_Problem description_
The line containing "ypos = [0, 1, 3, 4, 6, 7]" marks the end: extract everything from the first line of the data through that line, exactly, with no pictures.

_Source material_
══════════
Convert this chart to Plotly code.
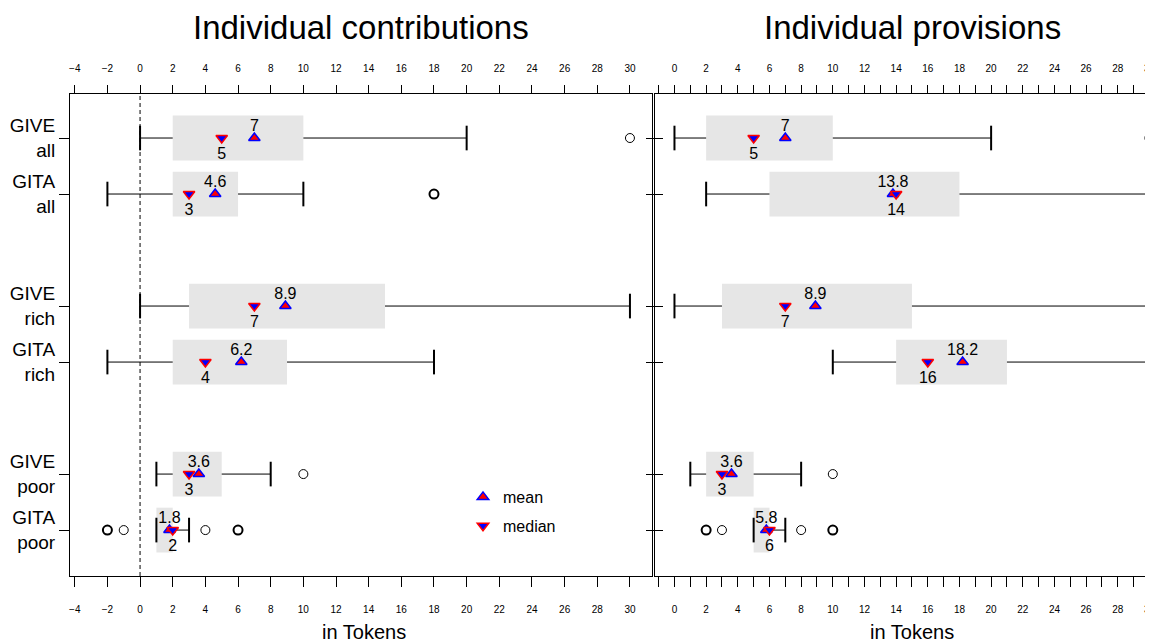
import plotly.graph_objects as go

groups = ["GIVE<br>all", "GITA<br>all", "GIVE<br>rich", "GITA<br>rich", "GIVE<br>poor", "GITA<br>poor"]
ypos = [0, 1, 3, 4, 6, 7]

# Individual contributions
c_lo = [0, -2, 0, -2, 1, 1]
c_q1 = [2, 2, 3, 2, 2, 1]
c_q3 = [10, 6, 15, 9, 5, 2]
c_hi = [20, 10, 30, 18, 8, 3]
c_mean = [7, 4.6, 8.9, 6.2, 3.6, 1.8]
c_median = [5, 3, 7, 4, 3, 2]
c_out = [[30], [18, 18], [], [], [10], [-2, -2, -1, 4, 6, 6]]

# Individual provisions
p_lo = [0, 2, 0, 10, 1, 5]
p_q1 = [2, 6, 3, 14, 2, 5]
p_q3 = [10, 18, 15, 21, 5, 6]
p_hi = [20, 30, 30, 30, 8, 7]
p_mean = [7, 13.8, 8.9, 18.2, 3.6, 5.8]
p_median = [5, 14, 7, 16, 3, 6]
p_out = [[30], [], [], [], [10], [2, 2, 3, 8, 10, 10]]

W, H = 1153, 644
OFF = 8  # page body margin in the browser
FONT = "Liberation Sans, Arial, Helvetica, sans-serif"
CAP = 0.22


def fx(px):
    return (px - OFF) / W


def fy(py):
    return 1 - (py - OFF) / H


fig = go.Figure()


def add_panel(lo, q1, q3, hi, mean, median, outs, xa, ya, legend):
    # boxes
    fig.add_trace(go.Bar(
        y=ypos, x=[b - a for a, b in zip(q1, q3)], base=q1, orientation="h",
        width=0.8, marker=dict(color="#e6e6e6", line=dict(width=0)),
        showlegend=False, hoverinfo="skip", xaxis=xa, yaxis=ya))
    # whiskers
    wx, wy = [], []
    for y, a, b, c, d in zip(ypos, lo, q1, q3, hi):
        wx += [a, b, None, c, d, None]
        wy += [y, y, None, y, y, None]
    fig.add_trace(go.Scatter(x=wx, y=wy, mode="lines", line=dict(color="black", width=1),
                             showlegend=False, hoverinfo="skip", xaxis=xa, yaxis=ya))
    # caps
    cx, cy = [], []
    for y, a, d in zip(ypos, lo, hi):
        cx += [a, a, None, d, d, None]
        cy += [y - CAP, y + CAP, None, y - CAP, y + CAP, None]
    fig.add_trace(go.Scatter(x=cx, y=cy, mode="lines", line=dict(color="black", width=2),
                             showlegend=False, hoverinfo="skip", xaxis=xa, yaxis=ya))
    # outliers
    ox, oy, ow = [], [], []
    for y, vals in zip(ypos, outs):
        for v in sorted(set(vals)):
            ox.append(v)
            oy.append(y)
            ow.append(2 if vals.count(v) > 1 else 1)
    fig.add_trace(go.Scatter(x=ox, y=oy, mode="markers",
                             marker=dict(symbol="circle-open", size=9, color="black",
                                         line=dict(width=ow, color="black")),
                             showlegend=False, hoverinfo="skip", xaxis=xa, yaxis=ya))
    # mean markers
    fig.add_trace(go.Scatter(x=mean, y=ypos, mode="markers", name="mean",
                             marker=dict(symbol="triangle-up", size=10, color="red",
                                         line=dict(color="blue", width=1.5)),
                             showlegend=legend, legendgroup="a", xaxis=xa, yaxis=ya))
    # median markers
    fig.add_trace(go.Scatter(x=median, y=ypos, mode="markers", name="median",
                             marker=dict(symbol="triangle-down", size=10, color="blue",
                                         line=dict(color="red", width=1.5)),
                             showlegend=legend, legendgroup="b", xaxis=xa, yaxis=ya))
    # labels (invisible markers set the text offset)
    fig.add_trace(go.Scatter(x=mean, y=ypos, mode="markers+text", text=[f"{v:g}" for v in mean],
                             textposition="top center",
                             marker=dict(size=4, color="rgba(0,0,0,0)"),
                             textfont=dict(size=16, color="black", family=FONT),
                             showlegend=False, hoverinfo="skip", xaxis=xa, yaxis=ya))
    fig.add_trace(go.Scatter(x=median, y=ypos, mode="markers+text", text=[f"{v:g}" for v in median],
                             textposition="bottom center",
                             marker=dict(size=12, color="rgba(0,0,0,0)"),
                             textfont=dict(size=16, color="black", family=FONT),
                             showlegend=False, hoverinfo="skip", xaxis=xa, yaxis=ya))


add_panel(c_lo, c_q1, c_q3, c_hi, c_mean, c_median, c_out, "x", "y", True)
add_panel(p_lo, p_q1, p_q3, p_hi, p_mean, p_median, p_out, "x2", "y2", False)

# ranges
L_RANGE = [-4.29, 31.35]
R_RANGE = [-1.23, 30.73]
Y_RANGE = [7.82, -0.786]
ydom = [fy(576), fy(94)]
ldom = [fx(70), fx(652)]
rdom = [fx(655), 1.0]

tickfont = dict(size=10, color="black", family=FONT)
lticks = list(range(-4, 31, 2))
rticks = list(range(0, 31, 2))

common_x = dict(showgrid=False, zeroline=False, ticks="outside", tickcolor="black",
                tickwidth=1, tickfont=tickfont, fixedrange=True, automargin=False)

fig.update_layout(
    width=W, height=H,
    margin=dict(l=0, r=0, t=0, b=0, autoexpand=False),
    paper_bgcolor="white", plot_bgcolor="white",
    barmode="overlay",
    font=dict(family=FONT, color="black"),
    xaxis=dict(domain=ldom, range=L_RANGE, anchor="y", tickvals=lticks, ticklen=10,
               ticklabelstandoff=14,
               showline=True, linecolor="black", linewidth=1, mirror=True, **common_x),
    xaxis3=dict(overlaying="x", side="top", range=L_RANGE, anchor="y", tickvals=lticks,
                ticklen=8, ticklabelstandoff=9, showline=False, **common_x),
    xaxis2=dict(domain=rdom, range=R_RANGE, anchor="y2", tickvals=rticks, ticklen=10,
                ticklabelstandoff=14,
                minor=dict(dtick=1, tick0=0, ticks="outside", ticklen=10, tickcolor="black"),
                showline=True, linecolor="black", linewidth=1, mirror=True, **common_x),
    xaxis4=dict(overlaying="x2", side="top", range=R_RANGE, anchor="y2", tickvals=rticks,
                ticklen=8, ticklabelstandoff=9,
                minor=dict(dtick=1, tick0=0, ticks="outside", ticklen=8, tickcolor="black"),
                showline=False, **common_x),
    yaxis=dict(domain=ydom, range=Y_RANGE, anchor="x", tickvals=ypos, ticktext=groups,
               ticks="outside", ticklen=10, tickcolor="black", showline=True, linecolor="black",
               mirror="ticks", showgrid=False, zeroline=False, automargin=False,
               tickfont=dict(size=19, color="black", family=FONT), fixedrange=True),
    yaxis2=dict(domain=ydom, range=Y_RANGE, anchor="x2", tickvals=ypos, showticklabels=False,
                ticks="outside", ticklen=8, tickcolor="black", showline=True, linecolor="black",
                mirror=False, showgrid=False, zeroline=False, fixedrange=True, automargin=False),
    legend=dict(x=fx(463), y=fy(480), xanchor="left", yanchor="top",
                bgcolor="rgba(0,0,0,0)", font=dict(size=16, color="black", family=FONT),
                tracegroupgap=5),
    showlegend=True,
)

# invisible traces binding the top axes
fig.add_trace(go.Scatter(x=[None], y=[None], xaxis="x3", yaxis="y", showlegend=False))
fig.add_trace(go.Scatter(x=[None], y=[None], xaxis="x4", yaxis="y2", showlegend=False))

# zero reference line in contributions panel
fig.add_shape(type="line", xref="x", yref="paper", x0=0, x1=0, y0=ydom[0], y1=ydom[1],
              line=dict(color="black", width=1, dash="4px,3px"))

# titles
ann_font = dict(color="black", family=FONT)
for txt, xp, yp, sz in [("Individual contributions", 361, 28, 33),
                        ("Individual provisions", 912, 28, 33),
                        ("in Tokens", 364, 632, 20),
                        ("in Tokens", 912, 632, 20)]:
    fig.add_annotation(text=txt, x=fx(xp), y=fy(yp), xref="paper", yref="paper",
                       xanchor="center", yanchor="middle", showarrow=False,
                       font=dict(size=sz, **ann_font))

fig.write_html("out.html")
══════════
_Exercise answer_
Convert this chart to Plotly code.
import plotly.graph_objects as go

groups = ["GIVE<br>all", "GITA<br>all", "GIVE<br>rich", "GITA<br>rich", "GIVE<br>poor", "GITA<br>poor"]
ypos = [0, 1, 3, 4, 6, 7]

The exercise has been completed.